La certeza me llega siempre en los peores momentos: la única forma que tengo de sobrevivirme es escribiendo. Desde pequeño hasta ahora, apenas hace falta barrer un poco para encontrar la línea recta que conecta ambas edades, ambos tiempos. Y es una línea recta hecha de tinta y de palabras y de páginas, todo extendido sobre la línea, la línea convertida en un altar. ¿Un altar? Sí, supongo que a todo eso —a simplemento eso— me entrego para seguir adelante con fe absoluta. Lo hice desde pequeño; escribir como cura, como principal remedio para mantener la salud mental, la mínima cordura.
Escribir, por ejemplo, para combatir los cansancios diarios. No sé si es justo decir que solo escribiendo encuentro ese momento de echar el ancla, aspirar, mirar alrededor, mirarse adentro; bajarse la cremallera de las entrañas y asomar los ojos, toda la mirada, sin miedo a empaparse de líquidos propios. Solo escribiendo me puedo hacer un ovillo y pensar, y entenderme, y descansar. Descansar… a veces suena raro, a veces suena distante. ¡Descansar en lo mental, y no solo en lo físico! Pienso: no hay otra forma de entender la escritura que no sea como una herramienta para el descanso.

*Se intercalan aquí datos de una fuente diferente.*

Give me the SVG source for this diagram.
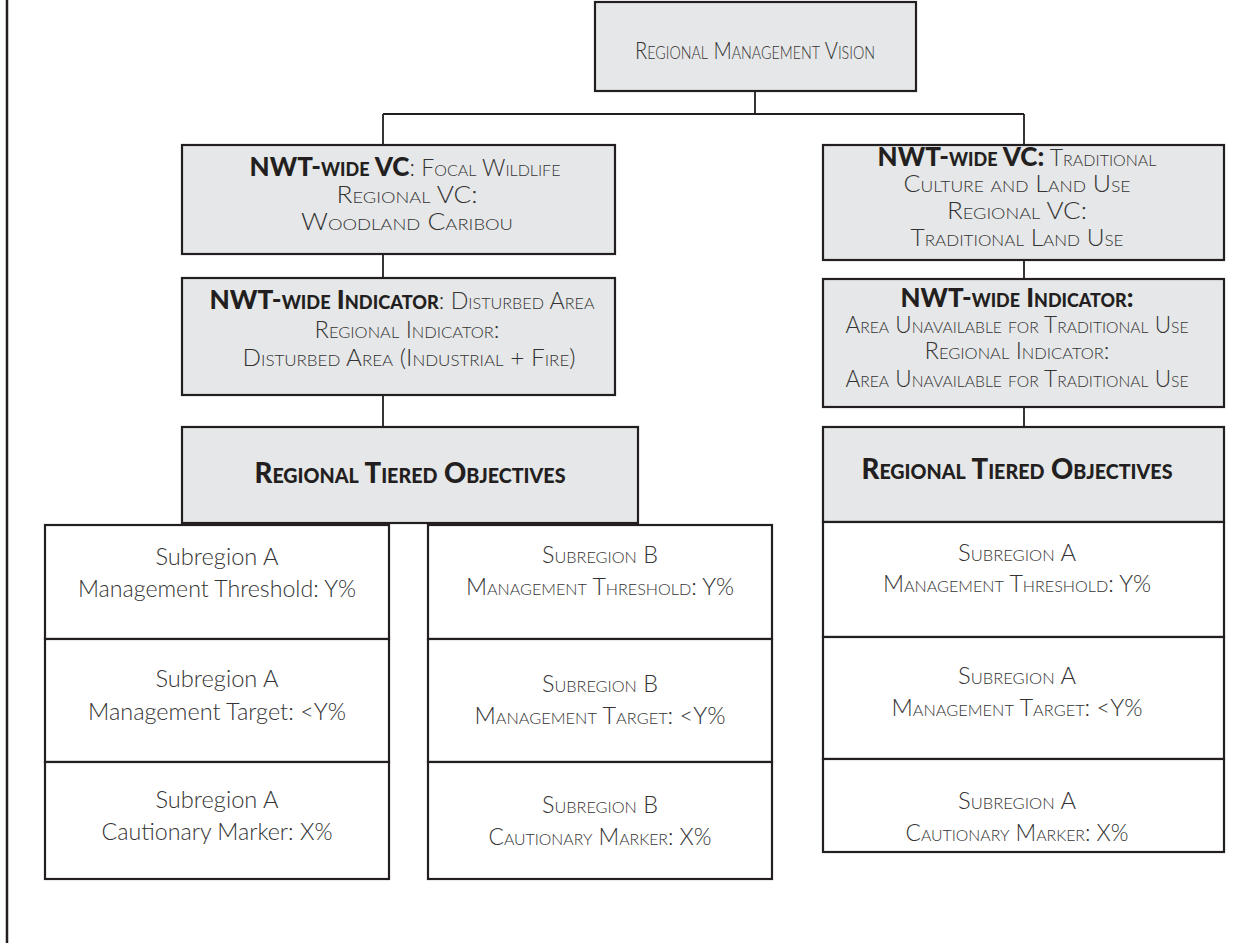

Lo he notado en estos largos períodos sin escribir ficción: cómo el cuerpo se me tensa, la mente se me enrabieta, el espíritu se me eriza, y el proceso de enajenación siempre termina aquí. Es decir, ante la hoja en blanco del documento de texto, la extensión infinita del blog digital, el desahogo de las teclas que se van atracando de tanto usarlas. El proceso termina ante el acto artesano de escribir sin rumbo, ante la estatua fuerte, de piedra, o de mármol, o de bronce, donde me apoyo y respiro y pienso, miro, entiendo, cojo fuerzas.